A version of this article appeared in the Spring 2014 issue of Erikson on Children under the headline "Minding the gap." More from this issue

Two leaders in education recently addressed a task force convened by Erikson to help close the achievement gap among young African American children in Illinois.

Facilitated by the Herr Research Center for Children and Social Policy, the Task Force on Reducing Achievement Gaps is in the process of generating recommendations that will ultimately be used to help focus state and local leaders’ attention on the creation of a practical and targeted blueprint for action.

Understanding the challenges

Christopher A. Koch, superintendent of education for Illinois, began the meeting with a candid discussion of the challenges facing school districts and the state, particularly around school funding.

“Chris’s involvement in this project is invaluable,” says Aisha Ray, senior vice president for academic affairs and dean of faculty. “His remarks increase the task force’s understanding of the challenges we must overcome at all levels and will help the group frame its recommendations.”
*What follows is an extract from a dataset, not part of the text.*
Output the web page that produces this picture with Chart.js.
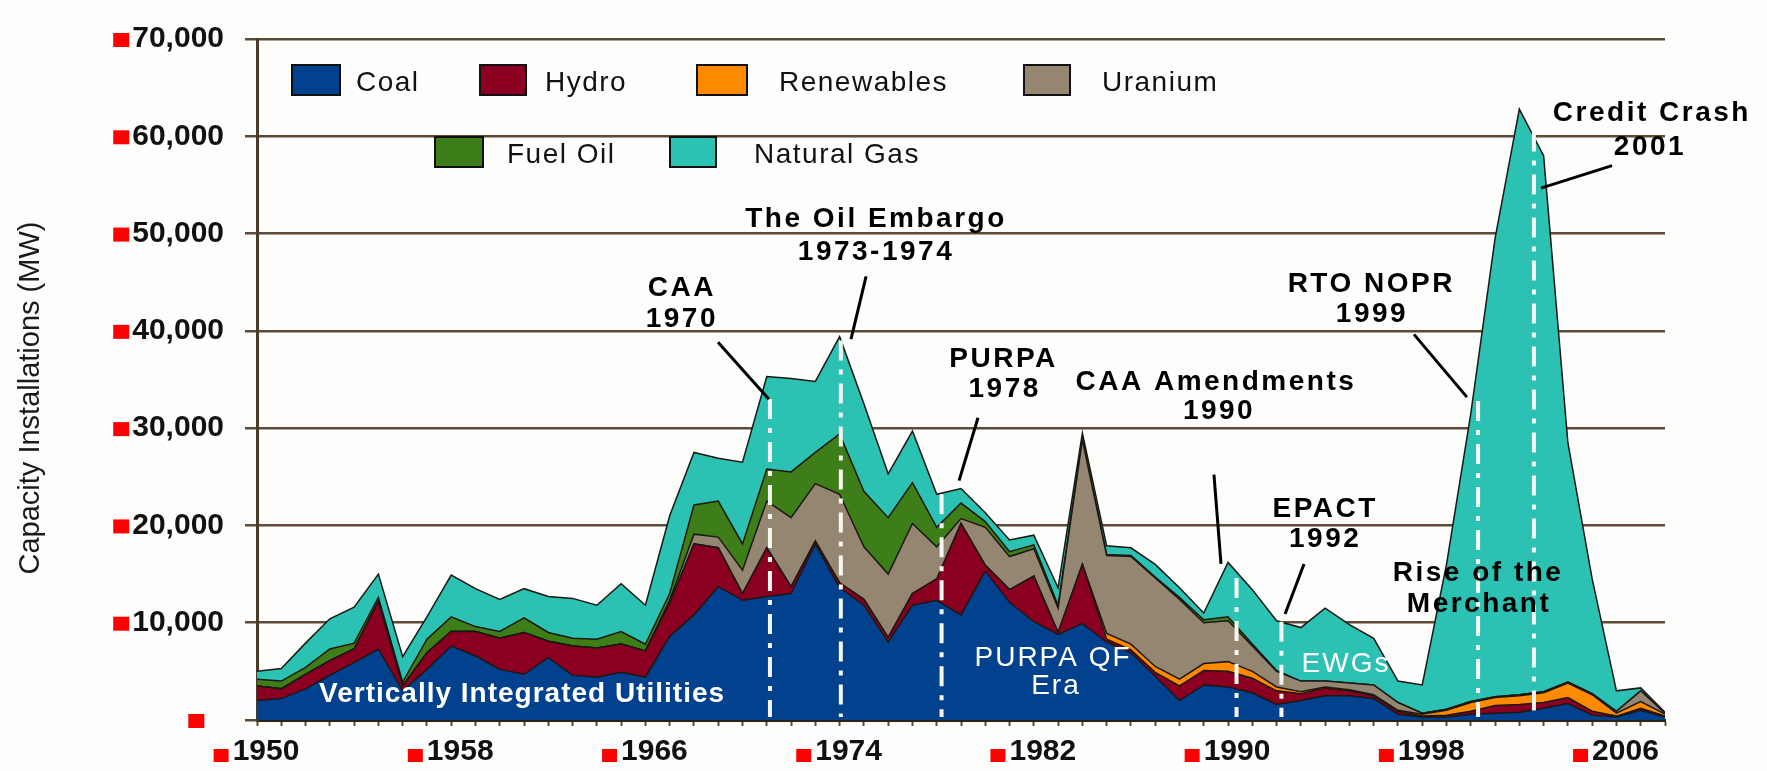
<!DOCTYPE html>
<html>
<head>
<meta charset="utf-8">
<script src="https://cdn.jsdelivr.net/npm/chart.js@4.4.1/dist/chart.umd.min.js"></script>
<style>
    html, body { margin: 0; padding: 0; background: #fdfdfb; overflow: hidden; }
    canvas { display: block; }
</style>
</head>
<body>
<canvas id="capacityChart" width="1767" height="771"></canvas>
<script>
// Years on the x axis
const years = [
    1950, 1951, 1952, 1953, 1954, 1955, 1956, 1957, 1958, 1959,
    1960, 1961, 1962, 1963, 1964, 1965, 1966, 1967, 1968, 1969,
    1970, 1971, 1972, 1973, 1974, 1975, 1976, 1977, 1978, 1979,
    1980, 1981, 1982, 1983, 1984, 1985, 1986, 1987, 1988, 1989,
    1990, 1991, 1992, 1993, 1994, 1995, 1996, 1997, 1998, 1999,
    2000, 2001, 2002, 2003, 2004, 2005, 2006, 2007, 2008
];
const xTickLabels = [1950, 1958, 1966, 1974, 1982, 1990, 1998, 2006];
const yTickValues = [0, 10000, 20000, 30000, 40000, 50000, 60000, 70000];
const yTickLabels = ['', '10,000', '20,000', '30,000', '40,000', '50,000', '60,000', '70,000'];

// Capacity installed per year (MW), by fuel
const coal = [
    2000, 2200, 3200, 4600, 5900, 7300, 3000, 5200, 7600, 6600,
    5200, 4700, 6400, 4600, 4400, 4900, 4400, 8600, 10800, 13700,
    12300, 12700, 13000, 18100, 13600, 11800, 8000, 11800, 12300, 10800,
    15300, 12100, 10100, 8800, 9900, 8000, 6900, 4500, 2000, 3600,
    3400, 2800, 1600, 2000, 2500, 2500, 2200, 600, 300, 300,
    600, 700, 800, 1200, 1700, 500, 300, 1000, 300
];
const hydro = [
    1500, 1000, 1500, 1500, 1400, 4900, 500, 1700, 1500, 2500,
    3200, 4300, 1700, 3000, 3000, 2900, 2700, 3400, 7300, 4000,
    700, 5000, 700, 300, 500, 600, 500, 1200, 2200, 9400,
    600, 1300, 4700, 200, 6100, 300, 300, 400, 1500, 1500,
    1600, 1500, 1400, 700, 800, 500, 300, 300, 100, 200,
    300, 800, 800, 600, 600, 400, 100, 200, 100
];
const renewables = [
    0, 0, 0, 0, 0, 0, 0, 0, 0, 0,
    0, 0, 0, 0, 0, 0, 0, 0, 0, 0,
    0, 0, 0, 0, 0, 0, 0, 0, 0, 0,
    0, 0, 0, 0, 0, 600, 600, 600, 700, 700,
    1000, 700, 400, 200, 100, 100, 100, 100, 200, 500,
    900, 800, 900, 1000, 1500, 1700, 300, 700, 200
];
const uranium = [
    0, 0, 0, 0, 0, 0, 0, 0, 0, 0,
    0, 0, 0, 0, 0, 0, 0, 300, 1000, 1100,
    2400, 4800, 7100, 5900, 9100, 5400, 6500, 7200, 3300, 500,
    3900, 3400, 2800, 2500, 12800, 8000, 9000, 9100, 8200, 4200,
    4200, 2600, 1600, 1100, 600, 700, 1000, 800, 100, 100,
    100, 100, 100, 100, 100, 100, 200, 1100, 100
];
const fuelOil = [
    700, 800, 700, 1200, 600, 400, 400, 1400, 1500, 500,
    700, 1500, 900, 800, 900, 1300, 700, 700, 3000, 3700,
    2700, 3300, 4700, 3200, 6200, 5700, 5800, 4200, 2000, 1600,
    600, 500, 400, 300, 100, 100, 100, 100, 200, 300,
    400, 200, 100, 0, 0, 0, 0, 0, 0, 0,
    0, 0, 0, 0, 0, 0, 0, 0, 0
];
const naturalGas = [
    800, 1300, 2500, 3100, 3700, 2400, 2600, 2300, 4300, 3900,
    3300, 3000, 3700, 4100, 3500, 4900, 4000, 8000, 5400, 4400,
    8400, 9500, 9600, 7300, 10000, 9000, 4500, 5300, 3400, 1500,
    900, 1200, 1000, 1800, 600, 900, 800, 1300, 1000, 700,
    5600, 5600, 5100, 5500, 7500, 6000, 4800, 2200, 2900, 14900,
    29600, 47100, 60200, 55100, 24600, 11800, 2100, 300, 100
];

const seriesNames = ['Coal', 'Hydro', 'Renewables', 'Uranium', 'Fuel Oil', 'Natural Gas'];
const seriesValues = [coal, hydro, renewables, uranium, fuelOil, naturalGas];
const seriesColors = ['#02418d', '#8b0021', '#ff8a00', '#958671', '#3e7e19', '#2cc2b3'];

// Event notes, placed in data coordinates (year, MW)
const noteTexts = [
    ['CAA', 1967.5, 44400], ['1970', 1967.5, 41150],
    ['The Oil Embargo', 1975.5, 51450], ['1973-1974', 1975.5, 48100],
    ['PURPA', 1980.75, 37100], ['1978', 1980.8, 34000],
    ['CAA Amendments', 1989.5, 34700], ['1990', 1989.63, 31770],
    ['EPACT', 1994.0, 21700], ['1992', 1994.0, 18560],
    ['RTO NOPR', 1995.9, 44800], ['1999', 1995.93, 41660],
    ['Credit Crash', 2007.46, 62340], ['2001', 2007.38, 58900],
    ['Rise of the', 2000.3, 15030], ['Merchant', 2000.34, 11900]
];
const noteLeaders = [
    [1968.99, 38830, 1971.09, 32980],
    [1975.09, 45590, 1974.47, 39140],
    [1979.70, 31070, 1978.92, 24610],
    [1989.42, 25220, 1989.71, 16040],
    [1993.13, 16040, 1992.35, 10890],
    [1997.66, 39640, 1999.84, 33190],
    [2005.82, 56990, 2002.89, 54670]
];
const eventMarkers = [
    [1971.13, 33000], [1974.05, 39000], [1978.2, 23200], [1990.35, 14600],
    [1992.2, 10100], [2000.3, 32800], [2002.6, 60500]
];
const eraTexts = [
    ['Vertically Integrated Utilities', 1960.92, 2620, 'bold'],
    ['PURPA QF', 1982.79, 6350, 'normal'],
    ['Era', 1982.91, 3430, 'normal'],
    ['EWGs', 1994.86, 5750, 'normal']
];

// Legend slots (pixel layout)
const legendSlots = [
    {box: [292, 65, 48, 30], textX: 356, textY: 83},
    {box: [480, 65, 46, 30], textX: 545, textY: 83},
    {box: [697, 65, 50, 30], textX: 779, textY: 83},
    {box: [1024, 65, 46, 30], textX: 1102, textY: 83},
    {box: [435, 137, 48, 30], textX: 507, textY: 155},
    {box: [670, 137, 46, 30], textX: 754, textY: 155}
];

const FONT = "'Liberation Sans', Arial, sans-serif";
const gridBrown = '#5d4b37';

const datasets = seriesNames.map((name, i) => ({
    label: name,
    data: years.map((yr, j) => ({x: yr, y: seriesValues[i][j]})),
    backgroundColor: seriesColors[i],
    borderColor: '#1b1712',
    borderWidth: 1.5,
    fill: i === 0 ? 'origin' : '-1',
    pointRadius: 0,
    tension: 0
}));

// Page background
const backgroundPlugin = {
    id: 'background',
    beforeDraw(chart) {
        const c = chart.ctx;
        c.save();
        c.fillStyle = '#fdfdfb';
        c.fillRect(0, 0, chart.width, chart.height);
        c.restore();
    }
};

// Red bullets next to tick labels, and the y axis title
const axisDecorPlugin = {
    id: 'axisDecor',
    afterDraw(chart) {
        const c = chart.ctx;
        const xs = chart.scales.x;
        const ys = chart.scales.y;
        c.save();
        c.font = 'bold 30px ' + FONT;
        c.fillStyle = '#ff0000';

        yTickValues.forEach((v, i) => {
            // the zero row has no text, only its bullet
            const w = c.measureText(yTickLabels[i] || '0').width;
            const right = ys.right - 12 - 21;
            const y = ys.getPixelForValue(v);
            c.fillRect(right - w - 3 - 16, y - 6, 16, 14);
        });

        xTickLabels.forEach(v => {
            const w = c.measureText(String(v)).width;
            const cx = xs.getPixelForValue(v) + 9;
            const top = chart.chartArea.bottom + 6 + 8;
            c.fillRect(cx - w / 2 - 4 - 15, top + 15, 15, 13);
        });

        c.fillStyle = '#1a1a1a';
        c.font = '29px ' + FONT;
        c.textAlign = 'center';
        c.textBaseline = 'middle';
        c.translate(31, 398);
        c.rotate(-Math.PI / 2);
        c.fillText('Capacity Installations (MW)', 0, 0);
        c.restore();
    }
};

// Legend, event markers and notes
const notesPlugin = {
    id: 'notes',
    afterDraw(chart) {
        const c = chart.ctx;
        const xs = chart.scales.x;
        const ys = chart.scales.y;
        const bottom = chart.chartArea.bottom;
        c.save();

        // white dash-dot markers
        c.strokeStyle = '#f6f6f2';
        c.lineWidth = 4;
        c.setLineDash([20, 9, 5, 9]);
        eventMarkers.forEach(([yr, top]) => {
            const x = xs.getPixelForValue(yr);
            c.beginPath();
            c.moveTo(x, ys.getPixelForValue(top));
            c.lineTo(x, bottom - 3);
            c.stroke();
        });
        c.setLineDash([]);

        // leader lines
        c.strokeStyle = '#000';
        c.lineWidth = 3;
        noteLeaders.forEach(([x1, y1, x2, y2]) => {
            c.beginPath();
            c.moveTo(xs.getPixelForValue(x1), ys.getPixelForValue(y1));
            c.lineTo(xs.getPixelForValue(x2), ys.getPixelForValue(y2));
            c.stroke();
        });

        c.textAlign = 'center';
        c.textBaseline = 'middle';

        // event labels
        c.fillStyle = '#000';
        c.font = 'bold 28px ' + FONT;
        c.letterSpacing = '2.5px';
        noteTexts.forEach(([txt, yr, v]) => {
            c.fillText(txt, xs.getPixelForValue(yr), ys.getPixelForValue(v));
        });

        // era labels inside the areas
        c.fillStyle = '#ffffff';
        eraTexts.forEach(([txt, yr, v, weight]) => {
            c.font = weight + ' 28px ' + FONT;
            c.letterSpacing = weight === 'bold' ? '1px' : '2px';
            c.fillText(txt, xs.getPixelForValue(yr), ys.getPixelForValue(v));
        });

        // legend
        c.textAlign = 'left';
        c.font = '28px ' + FONT;
        c.letterSpacing = '1.5px';
        legendSlots.forEach((slot, i) => {
            const [bx, by, bw, bh] = slot.box;
            c.fillStyle = seriesColors[i];
            c.fillRect(bx, by, bw, bh);
            c.strokeStyle = '#111';
            c.lineWidth = 2;
            c.strokeRect(bx, by, bw, bh);
            c.fillStyle = '#111';
            c.fillText(seriesNames[i], slot.textX, slot.textY);
        });
        c.letterSpacing = '0px';
        c.restore();
    }
};

const ctx = document.getElementById('capacityChart').getContext('2d');
const chart = new Chart(ctx, {
    type: 'line',
    data: {datasets: datasets},
    plugins: [backgroundPlugin, axisDecorPlugin, notesPlugin],
    options: {
        responsive: false,
        animation: false,
        events: [],
        layout: {padding: {left: 0, right: 102, top: 25, bottom: 0}},
        plugins: {
            legend: {display: false},
            tooltip: {enabled: false}
        },
        scales: {
            x: {
                type: 'linear',
                min: 1950,
                max: 2008,
                z: 1,
                afterBuildTicks: axis => { axis.ticks = years.map(v => ({value: v})); },
                afterFit: axis => { axis.height = 51; },
                grid: {
                    drawOnChartArea: false,
                    drawTicks: true,
                    tickLength: 6,
                    tickColor: gridBrown,
                    tickWidth: 2
                },
                border: {color: '#2c2216', width: 3},
                ticks: {
                    autoSkip: false,
                    maxRotation: 0,
                    minRotation: 0,
                    padding: 8,
                    labelOffset: 9,
                    color: '#111',
                    font: {family: FONT, size: 30, weight: 'bold'},
                    callback: v => xTickLabels.includes(v) ? String(v) : ''
                }
            },
            y: {
                stacked: true,
                min: 0,
                max: 70000,
                afterBuildTicks: axis => { axis.ticks = yTickValues.map(v => ({value: v})); },
                afterFit: axis => { axis.width = 257; },
                grid: {
                    color: gridBrown,
                    lineWidth: 2.5,
                    tickLength: 12
                },
                border: {color: '#4a3a28', width: 3},
                ticks: {
                    padding: 21,
                    color: '#111',
                    font: {family: FONT, size: 30, weight: 'bold'},
                    callback: (v, i) => yTickLabels[i]
                }
            }
        }
    }
});
</script>
</body>
</html>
Collaboration required for effective reform

Jerry Weast, former superintendent of Montgomery County Public Schools in Maryland, gave the meeting’s keynote address. During his 12 years as superintendent of the largest and most diverse school district in the state, Weast led the successful implementation of a coordinated preK-12 comprehensive reform effort designed to raise academic standards for all students.
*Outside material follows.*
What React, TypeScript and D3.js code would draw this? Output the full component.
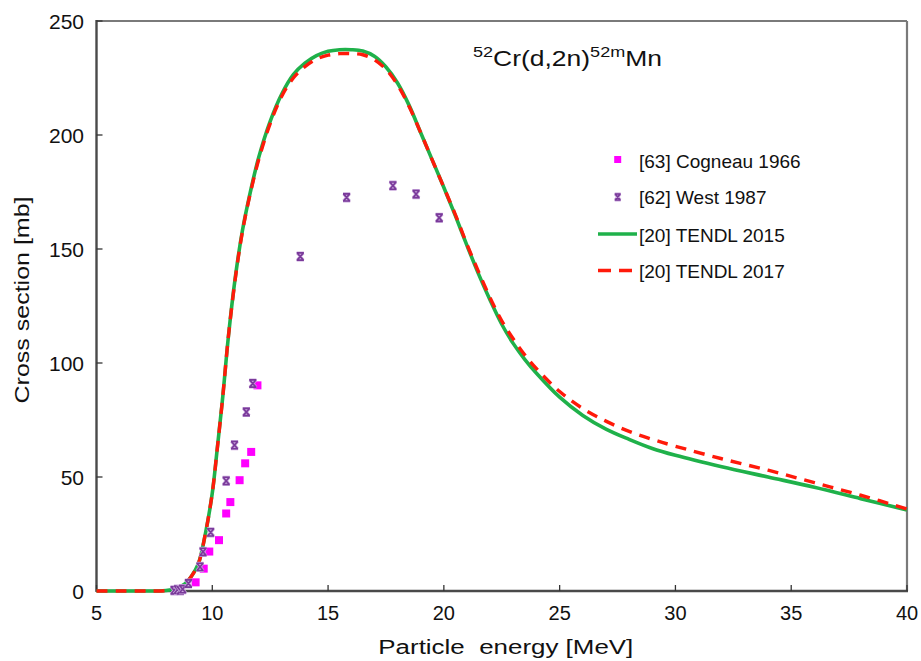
import React from "react";
import * as d3 from "d3";

// ---- Data ----
const tendl2015E = [5, 6, 7, 7.6, 8, 8.4, 8.8, 9.1, 9.4, 9.7, 10, 10.2, 10.45, 10.7, 11, 11.3, 11.6, 12, 12.5, 13, 13.5, 14, 14.5, 15, 15.5, 16, 16.5, 17, 17.5, 18, 18.5, 19, 19.5, 20, 20.5, 21, 21.5, 22, 22.5, 23, 23.5, 24, 25, 26, 27, 28, 29, 30, 32, 34, 36, 38, 40];
const tendl2015S = [0, 0, 0, 0, 0.2, 1, 3, 6.5, 12, 25, 43, 61, 85, 112, 138, 158, 173, 190, 206, 218, 226.5, 231.5, 234.8, 236.7, 237.4, 237.4, 236.8, 234.5, 229.8, 222.8, 213, 201, 189, 177, 164.5, 151.5, 139, 127.5, 117, 108.5, 101.5, 95.5, 85, 77, 71, 66.5, 62.5, 59.5, 54.5, 50, 45.5, 40.5, 35.5];

const tendl2017E = [5, 6, 7, 7.6, 8, 8.4, 8.8, 9.1, 9.4, 9.7, 10, 10.2, 10.45, 10.7, 11, 11.3, 11.6, 12, 12.5, 13, 13.5, 14, 14.5, 15, 15.5, 16, 16.5, 17, 17.5, 18, 18.5, 19, 19.5, 20, 20.5, 21, 21.5, 22, 22.5, 23, 23.5, 24, 25, 26, 27, 28, 29, 30, 32, 34, 36, 38, 40];
const tendl2017S = [0, 0, 0, 0, 0.2, 1, 3, 6.5, 12, 25, 43, 61, 85, 112, 137.5, 157.5, 172.5, 189, 205, 217, 225, 230, 233.3, 235, 235.7, 235.7, 235.2, 233, 228.8, 222, 212.5, 201, 189, 177, 165, 152, 140, 128.5, 118.5, 110.5, 103.5, 97.5, 87.5, 80, 74.5, 70, 66.5, 63.5, 58, 53, 47.5, 42, 36];

const cogneauE = [9.28, 9.63, 9.87, 10.29, 10.6, 10.78, 11.18, 11.42, 11.68, 11.95];
const cogneauS = [3.8, 9.8, 17.3, 22.3, 34, 39, 48.6, 56, 61, 90.2];

const westE = [8.35, 8.5, 8.62, 8.72, 8.97, 9.47, 9.6, 9.93, 10.6, 10.96, 11.47, 11.75, 13.8, 15.8, 17.8, 18.8, 19.8];
const westS = [0.3, 0.6, 0.3, 0.8, 3.3, 10.6, 17.2, 25.7, 48.3, 64, 78.5, 91, 146.7, 172.6, 177.8, 174.1, 163.7];

const xTicks = [5, 10, 15, 20, 25, 30, 35, 40];
const yTicks = [0, 50, 100, 150, 200, 250];

const legendLabels = ["[63] Cogneau 1966", "[62] West 1987", "[20] TENDL 2015", "[20] TENDL 2017"];

// ---- Layout ----
const W = 921;
const H = 661;
const left = 96.5;
const right = 907;
const top = 21;
const bottom = 591;

const FONT = "'Liberation Sans', Arial, Helvetica, sans-serif";
const GREEN = "#1fb14a";
const RED = "#ff1a0a";
const MAGENTA = "#ff00ff";
const PURPLE = "#7a3a9a";

function WestMark({ x, y, s = 4 }: { x: number; y: number; s?: number }) {
  const d = `M${x - s},${y - s}H${x + s}M${x - s},${y + s}H${x + s}M${x - s + 0.5},${y - s}L${x + s - 0.5},${y + s}M${x + s - 0.5},${y - s}L${x - s + 0.5},${y + s}`;
  return (
    <g>
      <path d={d} stroke="#c9a8dc" strokeWidth={3} fill="none" />
      <path d={d} stroke={PURPLE} strokeWidth={1.6} fill="none" />
    </g>
  );
}

export default function App() {
  const x = d3.scaleLinear().domain([5, 40]).range([left, right]);
  const y = d3.scaleLinear().domain([0, 250]).range([bottom, top]);

  const line = d3
    .line<[number, number]>()
    .x((d) => x(d[0]))
    .y((d) => y(d[1]))
    .curve(d3.curveCatmullRom.alpha(0.5));

  const g15 = line(tendl2015E.map((e, i) => [e, tendl2015S[i]] as [number, number])) || "";
  const g17 = line(tendl2017E.map((e, i) => [e, tendl2017S[i]] as [number, number])) || "";

  const legY = [159.5, 197, 234, 270.5];
  const legText = [167.8, 204.2, 241.6, 277.6];

  return (
    <svg
      width={W}
      height={H}
      viewBox={`0 0 ${W} ${H}`}
      style={{ position: "absolute", left: 0, top: 0, background: "#fff" }}
      fontFamily={FONT}
    >
      <rect x={0} y={0} width={W} height={H} fill="#fff" />

      {/* frame */}
      <line x1={left} x2={right} y1={top} y2={top} stroke="#7a7a7a" strokeWidth={1.8} />
      <line x1={right} x2={right} y1={top} y2={bottom} stroke="#7a7a7a" strokeWidth={2.2} />
      <line x1={left} x2={left} y1={top - 1} y2={bottom + 1} stroke="#4a4a4a" strokeWidth={2.4} />
      <line x1={left} x2={right + 1} y1={bottom} y2={bottom} stroke="#4a4a4a" strokeWidth={2.4} />

      {/* x ticks */}
      {xTicks.map((t) => (
        <g key={"x" + t}>
          <line x1={x(t)} x2={x(t)} y1={bottom} y2={bottom - 6} stroke="#333" strokeWidth={1.3} />
          <text x={x(t)} y={619.5} fontSize={20} textAnchor="middle" fill="#111">
            {t}
          </text>
        </g>
      ))}

      {/* y ticks */}
      {yTicks.map((t) => (
        <g key={"y" + t}>
          <line x1={left} x2={left + 6} y1={y(t)} y2={y(t)} stroke="#333" strokeWidth={1.3} />
          <text x={84} y={y(t) + 7.5} fontSize={21} textAnchor="end" fill="#111">
            {t}
          </text>
        </g>
      ))}

      {/* axis titles */}
      <text
        x={505.8}
        y={654}
        fontSize={20}
        textAnchor="middle"
        textLength={255}
        lengthAdjust="spacingAndGlyphs"
        fill="#111"
        style={{ whiteSpace: "pre" }}
      >
        {"Particle  energy [MeV]"}
      </text>
      <text
        transform="translate(28.5,300) rotate(-90)"
        fontSize={21}
        textAnchor="middle"
        textLength={207}
        lengthAdjust="spacingAndGlyphs"
        fill="#111"
      >
        Cross section [mb]
      </text>

      {/* chart title */}
      <text x={473} y={66} fontSize={22} textLength={189} lengthAdjust="spacingAndGlyphs" fill="#111">
        <tspan fontSize={15} dy={-9}>52</tspan>
        <tspan dy={9}>Cr(d,2n)</tspan>
        <tspan fontSize={15} dy={-9}>52m</tspan>
        <tspan dy={9}>Mn</tspan>
      </text>

      {/* curves */}
      <path d={g15} fill="none" stroke={GREEN} strokeWidth={3.6} strokeLinejoin="round" />
      <path d={g17} fill="none" stroke={RED} strokeWidth={3.4} strokeDasharray="11,8" />

      {/* data points */}
      {cogneauE.map((e, i) => (
        <rect key={"c" + i} x={x(e) - 4} y={y(cogneauS[i]) - 4} width={8} height={8} fill={MAGENTA} />
      ))}
      {westE.map((e, i) => (
        <WestMark key={"w" + i} x={x(e)} y={y(westS[i])} s={3.6} />
      ))}

      {/* legend */}
      <rect x={617.7 - 3.5} y={legY[0] - 3.5} width={7} height={7} fill={MAGENTA} />
      <WestMark x={617.7} y={legY[1]} s={3} />
      <line x1={598} x2={637} y1={legY[2]} y2={legY[2]} stroke={GREEN} strokeWidth={3.6} />
      <line x1={598} x2={637} y1={legY[3]} y2={legY[3]} stroke={RED} strokeWidth={3.6} strokeDasharray="13,8" />
      {legendLabels.map((l, i) => (
        <text key={l} x={639} y={legText[i]} fontSize={19} fill="#111">
          {l}
        </text>
      ))}
    </svg>
  );
}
“We need to close the gap but also raise the bar,” Weast said. “Low expectations for high-end kids are just as bad as for students at risk.”

Weast stressed the importance of addressing racism and racial disparities as a critical factor in closing the achievement gaps. He also argued for true collaboration among stakeholders involved in education reform, including administrators, teachers, and lawmakers.

“Weast’s keynote address is one example of how the task force is exploring effective strategies that have been implemented elsewhere,” says Florence Kimondo, the project’s director. “Understanding what has been accomplished nationwide spurs discussion about what strategies might be implemented in Illinois.”

Topic-based groups inform recommendations

Leading up to this meeting, task force members participated in small group discussions on such topics as school funding, teacher preparation, and family and community engagement. At each small group discussion, members talked about key issues, goals, and recommendations that should be included in the culminating action plan. The full task force also met twice in 2013.

The task force plans to issue its recommendations in the summer of 2014.

The effort is supported by a generous grant from the Robert R. McCormick Foundation.